Many ask why the U.S. would commit naval forces to a previously closed and congested inland sea. The answer lies in long-term vision. This initiative is part of a comprehensive plan extending well beyond temporary control of an energy crossroads.
It signals a new model of diplomacy centered on emerging routes and control frameworks.
Here’s the rationale.
Dominating the Caucasus energy hub equates to control over energy flows to Europe from the west and Asia from the north and east. This situation compels Europe to conform to terms shaped by American influence. Moreover, should Washington form alliances with other Asian powers, it could recalibrate trade dynamics for energy and various strategic minerals entirely.
Which other major route is increasingly compromised? Suez. Known as Israel’s “favorite route,” established by Britain and France to dominate half the world, and a focus of European Union investment, it has been weakened by roughly 50%. This blow alters the European balance of power, leaving Europe trapped in a difficult position while distracted by expenditures in Ukraine and futile international legislation largely ignored outside the Eurozone.

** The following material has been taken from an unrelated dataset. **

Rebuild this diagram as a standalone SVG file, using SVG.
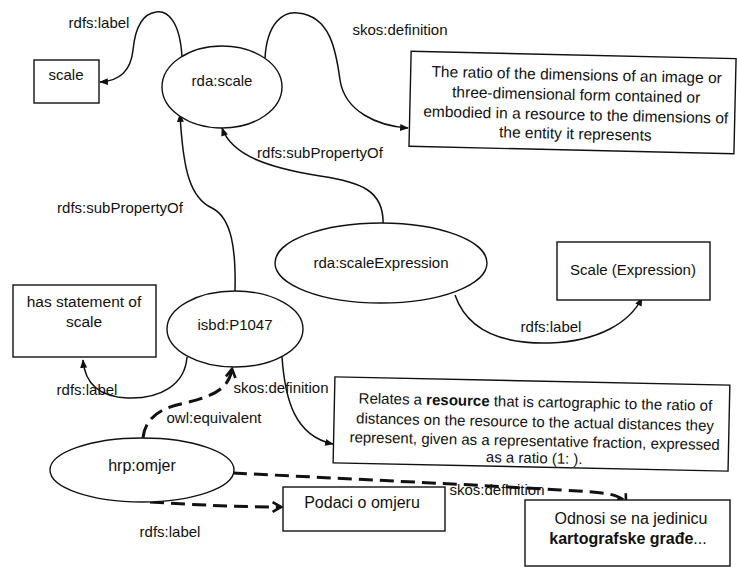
<svg xmlns="http://www.w3.org/2000/svg" width="737" height="567" viewBox="0 0 737 567">
<style>
text{font-family:"Liberation Sans",Arial,sans-serif;font-size:15px;fill:#111;text-anchor:middle}
.n{fill:#fff;stroke:#111;stroke-width:1.4}
.e{fill:none;stroke:#111;stroke-width:1.5}
.d{fill:none;stroke:#111;stroke-width:3;stroke-dasharray:14 7}
.b{font-weight:bold}
.t{font-size:15.5px}
.l{font-size:16px}
</style>
<defs>
<marker id="a" viewBox="0 0 10 8" refX="9" refY="4" markerWidth="9" markerHeight="7" markerUnits="userSpaceOnUse" orient="auto">
<path d="M0,0 L10,4 L0,8 z" fill="#111"/>
</marker>
<marker id="c" viewBox="0 0 10 10" refX="8" refY="5" markerWidth="12" markerHeight="12" markerUnits="userSpaceOnUse" orient="auto">
<path d="M1,1 L8,5 L1,9" fill="none" stroke="#111" stroke-width="2.2"/>
</marker>
</defs>
<rect width="737" height="567" fill="#fff"/>
<g id="connectors">
<path class="e" d="M182,57 C180,22 168,10 156,12 C141,14 135,30 133,50 C131,70 121,81 100,82" marker-end="url(#a)"/>
<path class="e" d="M265,58 C267,22 284,11 298,13 C330,16 336,50 340,80 C345,112 378,126 408,128" marker-end="url(#a)"/>
<path class="e" d="M383,226 C385,190 360,182 320,176 C270,168 232,156 222,128" marker-end="url(#a)"/>
<path class="e" d="M235,291 C236,250 232,218 212,208 C190,198 183,170 180,114" marker-end="url(#a)"/>
<path class="e" d="M455,295 C470,338 515,344 550,343 C600,341 630,322 642,298" marker-end="url(#a)"/>
<path class="e" d="M187,357 C185,385 160,399 128,398 C100,397 85,385 83,360" marker-end="url(#a)"/>
<path class="e" d="M282,357 C285,400 295,436 333,444" marker-end="url(#a)"/>
<path class="d" d="M143,438 C145,418 160,408 185,403 C215,396 229,388 232,369" marker-end="url(#c)"/>
<path class="d" d="M150,502 C200,505 240,507 281,507" marker-end="url(#c)"/>
<path class="d" d="M233,473 C330,478 480,485 560,490 C600,492 620,493 626,503" marker-end="url(#c)"/>
</g>
<g id="labels">
<text x="99" y="28">rdfs:label</text>
<text x="400" y="35">skos:definition</text>
<text x="320" y="158">rdfs:subPropertyOf</text>
<text x="120" y="213">rdfs:subPropertyOf</text>
<text x="551" y="332">rdfs:label</text>
<text x="87" y="395">rdfs:label</text>
<text x="281" y="393">skos:definition</text>
<text x="214" y="423">owl:equivalent</text>
<text x="170" y="537">rdfs:label</text>
<text x="497" y="495">skos:definition</text>
</g>
<g id="scale">
<rect class="n" x="34" y="60" width="65" height="43"/>
<text x="66" y="80">scale</text>
</g>
<g id="rda-scale">
<ellipse class="n" cx="222" cy="87" rx="60" ry="41"/>
<text x="222" y="86">rda:scale</text>
</g>
<g id="def-scale" transform="rotate(1.3 573 104)">
<rect class="n" x="410" y="55" width="325" height="95"/>
<text class="t" x="576" y="80">The ratio of the dimensions of an image or</text>
<text class="t" x="576" y="100">three-dimensional form contained or</text>
<text class="t" x="576" y="120">embodied in a resource to the dimensions of</text>
<text class="t" x="576" y="139">the entity it represents</text>
</g>
<g id="rda-scaleExpression">
<ellipse class="n" cx="381" cy="263" rx="106" ry="40"/>
<text x="381" y="268">rda:scaleExpression</text>
</g>
<g id="scale-expression">
<rect class="n" x="557" y="242" width="153" height="58"/>
<text x="633" y="275">Scale (Expression)</text>
</g>
<g id="has-statement">
<rect class="n" x="13" y="285" width="143" height="72"/>
<text class="t" x="84" y="307">has statement of</text>
<text class="t" x="84" y="327">scale</text>
</g>
<g id="isbd-P1047">
<ellipse class="n" cx="235" cy="329" rx="68" ry="38"/>
<text x="235" y="330">isbd:P1047</text>
</g>
<g id="def-isbd" transform="rotate(1.2 531 423)">
<rect class="n" x="334" y="381" width="395" height="86"/>
<text x="535" y="407">Relates a <tspan class="b">resource</tspan> that is cartographic to the ratio of</text>
<text x="535" y="427">distances on the resource to the actual distances they</text>
<text x="535" y="446">represent, given as a representative fraction, expressed</text>
<text x="535" y="463">as a ratio (1: ).</text>
</g>
<g id="hrp-omjer">
<ellipse class="n" cx="142" cy="470" rx="92" ry="32"/>
<text class="l" x="142" y="471">hrp:omjer</text>
</g>
<g id="podaci">
<rect class="n" x="283" y="487" width="162" height="44"/>
<text class="l" x="362" y="508">Podaci o omjeru</text>
</g>
<g id="odnosi">
<rect class="n" x="525" y="500" width="205" height="66"/>
<text class="l" x="631" y="524">Odnosi se na jedinicu</text>
<text class="l" x="628" y="544"><tspan class="b">kartografske građe</tspan>...</text>
</g>
</svg>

Another pivotal factor is the transition from sea to land transport—a lengthy and challenging shift but a decisive one. Investments focus heavily on hybrid and electronic technology systems, indicating coordinated planning rather than coincidence. Such large-scale investment would only occur where carefully designed collaboration exists.
The emergent control model envisions alliances among regional powers, fostering mutually beneficial cooperation. This is the essence of the multi-nodal strategy, which requires a rethinking and redrawing of maps to implement effectively.
In this entire context, Europe will be increasingly compelled to pick its allies, losing ground in the Mediterranean and its control over essential routes—a subtle but formidable exercise of soft power.
Rather than focusing on dire forecasts of imminent conflicts and persistent instability, attention should be directed toward recognizing the quietly evolving strategic groundwork being established behind the scenes.